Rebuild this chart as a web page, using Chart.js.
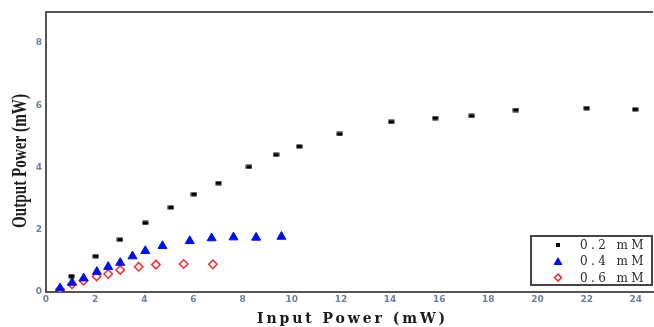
<!DOCTYPE html>
<html><head><meta charset="utf-8">
<script src="https://cdn.jsdelivr.net/npm/chart.js@4/dist/chart.umd.min.js"></script>
<style>html,body{margin:0;padding:0;background:#fff;overflow:hidden}</style>
</head><body>
<canvas id="c" width="654" height="327"></canvas>
<script>
const seriesLabels = ['0.2 mM', '0.4 mM', '0.6 mM'];
const x02 = [1.04, 2.02, 3.01, 4.04, 5.08, 6.02, 7.02, 8.26, 9.36, 10.31, 11.95, 14.05, 15.84, 17.32, 19.12, 22.0, 23.98];
const y02 = [0.51, 1.15, 1.68, 2.22, 2.72, 3.14, 3.50, 4.02, 4.41, 4.68, 5.08, 5.47, 5.59, 5.66, 5.85, 5.91, 5.87];
const x04 = [0.57, 1.06, 1.53, 2.07, 2.53, 3.02, 3.52, 4.04, 4.74, 5.85, 6.74, 7.63, 8.55, 9.58];
const y04 = [0.12, 0.30, 0.44, 0.65, 0.81, 0.94, 1.15, 1.32, 1.48, 1.64, 1.73, 1.76, 1.75, 1.78];
const x06 = [0.57, 1.06, 1.53, 2.06, 2.53, 3.02, 3.77, 4.47, 5.60, 6.79];
const y06 = [0.09, 0.25, 0.36, 0.50, 0.58, 0.71, 0.81, 0.88, 0.90, 0.89];
const xTicks = [0, 2, 4, 6, 8, 10, 12, 14, 16, 18, 20, 22, 24];
const yTicks = [0, 2, 4, 6, 8];
const xTitle = 'Input Power (mW)';
const yTitle = 'Output Power (mW)';

const pts = (xs, ys) => xs.map((x, i) => ({x: x, y: ys[i]}));

// small black rectangle marker
const sq = document.createElement('canvas');
sq.width = 7; sq.height = 5;
(function(){ const g = sq.getContext('2d'); g.fillStyle = '#000'; g.fillRect(0.5, 0.5, 6, 4); })();

const tickColor = '#6f7d9c';
const tickFont = {family: '"DejaVu Sans", sans-serif', size: 9, weight: 'bold'};

function fitText(ctx, text, x, y, width) {
  ctx.save();
  ctx.letterSpacing = '0px';
  const w = ctx.measureText(text).width;
  const ls = Math.max(0, (width - w) / text.length);
  ctx.letterSpacing = ls.toFixed(2) + 'px';
  ctx.textAlign = 'left';
  ctx.fillText(text, x, y);
  ctx.restore();
}

const deco = {
  id: 'deco',
  afterDraw(chart) {
    const ctx = chart.ctx;
    const a = chart.chartArea;
    ctx.save();
    // top frame line
    ctx.strokeStyle = '#555';
    ctx.lineWidth = 2;
    ctx.beginPath();
    ctx.moveTo(a.left - 1, a.top);
    ctx.lineTo(653, a.top);
    ctx.stroke();

    // x title
    ctx.fillStyle = '#1a1a1a';
    ctx.font = 'bold 14px "DejaVu Serif", serif';
    ctx.textBaseline = 'middle';
    fitText(ctx, xTitle, 257, 319, 191);

    // y title (rotated, horizontally condensed)
    ctx.save();
    ctx.translate(21, 161);
    ctx.rotate(-Math.PI / 2);
    ctx.font = 'bold 20px "Liberation Serif", "Times New Roman", serif';
    ctx.letterSpacing = '0px';
    const tw = ctx.measureText(yTitle).width;
    ctx.scale(134 / tw, 1);
    ctx.textAlign = 'center';
    ctx.textBaseline = 'middle';
    ctx.fillText(yTitle, 0, 0);
    ctx.restore();

    // legend box
    ctx.strokeStyle = '#444';
    ctx.lineWidth = 2;
    ctx.fillStyle = '#fff';
    ctx.fillRect(531, 236, 121, 49);
    ctx.strokeRect(531, 236, 121, 49);
    ctx.textBaseline = 'middle';
    chart.data.datasets.forEach((ds, i) => {
      const cy = 245 + 16.3 * i;
      if (i === 0) {
        ctx.fillStyle = '#000';
        ctx.fillRect(556, cy - 2, 4, 4);
      } else {
        ctx.fillStyle = ds.backgroundColor;
        ctx.strokeStyle = ds.borderColor;
        ctx.lineWidth = ds.borderWidth;
        Chart.helpers.drawPoint(ctx, {
          pointStyle: ds.pointStyle,
          radius: i === 1 ? 4.5 : 3.5,
          borderWidth: ds.borderWidth,
          rotation: 0
        }, 558, cy + (i === 1 ? 1 : 0));
      }
      ctx.fillStyle = '#2a2a35';
      ctx.font = '12px "DejaVu Serif", serif';
      fitText(ctx, ds.label, 580, cy + 1, 67);
    });
    ctx.restore();
  }
};

new Chart(document.getElementById('c'), {
  type: 'scatter',
  data: {
    datasets: [
      {label: seriesLabels[0], data: pts(x02, y02), pointStyle: sq, radius: 3, backgroundColor: '#000', borderColor: '#000', borderWidth: 0},
      {label: seriesLabels[1], data: pts(x04, y04), pointStyle: 'triangle', radius: 5.2, backgroundColor: '#0010f0', borderColor: '#0010f0', borderWidth: 1},
      {label: seriesLabels[2], data: pts(x06, y06), pointStyle: 'rectRot', radius: 4.2, backgroundColor: '#ffffff', borderColor: '#ff2a2a', borderWidth: 1.5}
    ]
  },
  options: {
    responsive: false,
    animation: false,
    devicePixelRatio: 1,
    layout: {autoPadding: false, padding: {top: 12, right: 1, left: 0, bottom: 0}},
    plugins: {legend: {display: false}, tooltip: {enabled: false}},
    scales: {
      x: {
        type: 'linear', min: 0, max: 24.7,
        afterBuildTicks: s => { s.ticks = xTicks.map(v => ({value: v})); },
        afterFit: s => { s.height = 35; s.paddingRight = 0; s.paddingLeft = 0; },
        grid: {display: false, drawTicks: false},
        border: {display: true, color: '#555', width: 2},
        ticks: {color: tickColor, font: tickFont, padding: 2, maxRotation: 0, autoSkip: false}
      },
      y: {
        type: 'linear', min: 0, max: 9,
        afterBuildTicks: s => { s.ticks = yTicks.map(v => ({value: v})); },
        afterFit: s => { s.width = 46; s.paddingTop = 0; s.paddingBottom = 0; },
        grid: {display: false, drawTicks: false},
        border: {display: true, color: '#555', width: 2},
        ticks: {color: tickColor, font: tickFont, padding: 4}
      }
    }
  },
  plugins: [deco]
});
</script>
</body></html>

----

Reproduce the listing exactly. Leave its pictures out.

» WRITTEN ANSWER:
Rebuild this chart as a web page, using Chart.js.
<!DOCTYPE html>
<html><head><meta charset="utf-8">
<script src="https://cdn.jsdelivr.net/npm/chart.js@4/dist/chart.umd.min.js"></script>
<style>html,body{margin:0;padding:0;background:#fff;overflow:hidden}</style>
</head><body>
<canvas id="c" width="654" height="327"></canvas>
<script>
const seriesLabels = ['0.2 mM', '0.4 mM', '0.6 mM'];
const x02 = [1.04, 2.02, 3.01, 4.04, 5.08, 6.02, 7.02, 8.26, 9.36, 10.31, 11.95, 14.05, 15.84, 17.32, 19.12, 22.0, 23.98];
const y02 = [0.51, 1.15, 1.68, 2.22, 2.72, 3.14, 3.50, 4.02, 4.41, 4.68, 5.08, 5.47, 5.59, 5.66, 5.85, 5.91, 5.87];
const x04 = [0.57, 1.06, 1.53, 2.07, 2.53, 3.02, 3.52, 4.04, 4.74, 5.85, 6.74, 7.63, 8.55, 9.58];
const y04 = [0.12, 0.30, 0.44, 0.65, 0.81, 0.94, 1.15, 1.32, 1.48, 1.64, 1.73, 1.76, 1.75, 1.78];
const x06 = [0.57, 1.06, 1.53, 2.06, 2.53, 3.02, 3.77, 4.47, 5.60, 6.79];
const y06 = [0.09, 0.25, 0.36, 0.50, 0.58, 0.71, 0.81, 0.88, 0.90, 0.89];
const xTicks = [0, 2, 4, 6, 8, 10, 12, 14, 16, 18, 20, 22, 24];
const yTicks = [0, 2, 4, 6, 8];
const xTitle = 'Input Power (mW)';
const yTitle = 'Output Power (mW)';

const pts = (xs, ys) => xs.map((x, i) => ({x: x, y: ys[i]}));

// small black rectangle marker
const sq = document.createElement('canvas');
sq.width = 7; sq.height = 5;
(function(){ const g = sq.getContext('2d'); g.fillStyle = '#000'; g.fillRect(0.5, 0.5, 6, 4); })();

const tickColor = '#6f7d9c';
const tickFont = {family: '"DejaVu Sans", sans-serif', size: 9, weight: 'bold'};

function fitText(ctx, text, x, y, width) {
  ctx.save();
  ctx.letterSpacing = '0px';
  const w = ctx.measureText(text).width;
  const ls = Math.max(0, (width - w) / text.length);
  ctx.letterSpacing = ls.toFixed(2) + 'px';
  ctx.textAlign = 'left';
  ctx.fillText(text, x, y);
  ctx.restore();
}

const deco = {
  id: 'deco',
  afterDraw(chart) {
    const ctx = chart.ctx;
    const a = chart.chartArea;
    ctx.save();
    // top frame line
    ctx.strokeStyle = '#555';
    ctx.lineWidth = 2;
    ctx.beginPath();
    ctx.moveTo(a.left - 1, a.top);
    ctx.lineTo(653, a.top);
    ctx.stroke();

    // x title
    ctx.fillStyle = '#1a1a1a';
    ctx.font = 'bold 14px "DejaVu Serif", serif';
    ctx.textBaseline = 'middle';
    fitText(ctx, xTitle, 257, 319, 191);

    // y title (rotated, horizontally condensed)
    ctx.save();
    ctx.translate(21, 161);
    ctx.rotate(-Math.PI / 2);
    ctx.font = 'bold 20px "Liberation Serif", "Times New Roman", serif';
    ctx.letterSpacing = '0px';
    const tw = ctx.measureText(yTitle).width;
    ctx.scale(134 / tw, 1);
    ctx.textAlign = 'center';
    ctx.textBaseline = 'middle';
    ctx.fillText(yTitle, 0, 0);
    ctx.restore();

    // legend box
    ctx.strokeStyle = '#444';
    ctx.lineWidth = 2;
    ctx.fillStyle = '#fff';
    ctx.fillRect(531, 236, 121, 49);
    ctx.strokeRect(531, 236, 121, 49);
    ctx.textBaseline = 'middle';
    chart.data.datasets.forEach((ds, i) => {
      const cy = 245 + 16.3 * i;
      if (i === 0) {
        ctx.fillStyle = '#000';
        ctx.fillRect(556, cy - 2, 4, 4);
      } else {
        ctx.fillStyle = ds.backgroundColor;
        ctx.strokeStyle = ds.borderColor;
        ctx.lineWidth = ds.borderWidth;
        Chart.helpers.drawPoint(ctx, {
          pointStyle: ds.pointStyle,
          radius: i === 1 ? 4.5 : 3.5,
          borderWidth: ds.borderWidth,
          rotation: 0
        }, 558, cy + (i === 1 ? 1 : 0));
      }
      ctx.fillStyle = '#2a2a35';
      ctx.font = '12px "DejaVu Serif", serif';
      fitText(ctx, ds.label, 580, cy + 1, 67);
    });
    ctx.restore();
  }
};

new Chart(document.getElementById('c'), {
  type: 'scatter',
  data: {
    datasets: [
      {label: seriesLabels[0], data: pts(x02, y02), pointStyle: sq, radius: 3, backgroundColor: '#000', borderColor: '#000', borderWidth: 0},
      {label: seriesLabels[1], data: pts(x04, y04), pointStyle: 'triangle', radius: 5.2, backgroundColor: '#0010f0', borderColor: '#0010f0', borderWidth: 1},
      {label: seriesLabels[2], data: pts(x06, y06), pointStyle: 'rectRot', radius: 4.2, backgroundColor: '#ffffff', borderColor: '#ff2a2a', borderWidth: 1.5}
    ]
  },
  options: {
    responsive: false,
    animation: false,
    devicePixelRatio: 1,
    layout: {autoPadding: false, padding: {top: 12, right: 1, left: 0, bottom: 0}},
    plugins: {legend: {display: false}, tooltip: {enabled: false}},
    scales: {
      x: {
        type: 'linear', min: 0, max: 24.7,
        afterBuildTicks: s => { s.ticks = xTicks.map(v => ({value: v})); },
        afterFit: s => { s.height = 35; s.paddingRight = 0; s.paddingLeft = 0; },
        grid: {display: false, drawTicks: false},
        border: {display: true, color: '#555', width: 2},
        ticks: {color: tickColor, font: tickFont, padding: 2, maxRotation: 0, autoSkip: false}
      },
      y: {
        type: 'linear', min: 0, max: 9,
        afterBuildTicks: s => { s.ticks = yTicks.map(v => ({value: v})); },
        afterFit: s => { s.width = 46; s.paddingTop = 0; s.paddingBottom = 0; },
        grid: {display: false, drawTicks: false},
        border: {display: true, color: '#555', width: 2},
        ticks: {color: tickColor, font: tickFont, padding: 4}
      }
    }
  },
  plugins: [deco]
});
</script>
</body></html>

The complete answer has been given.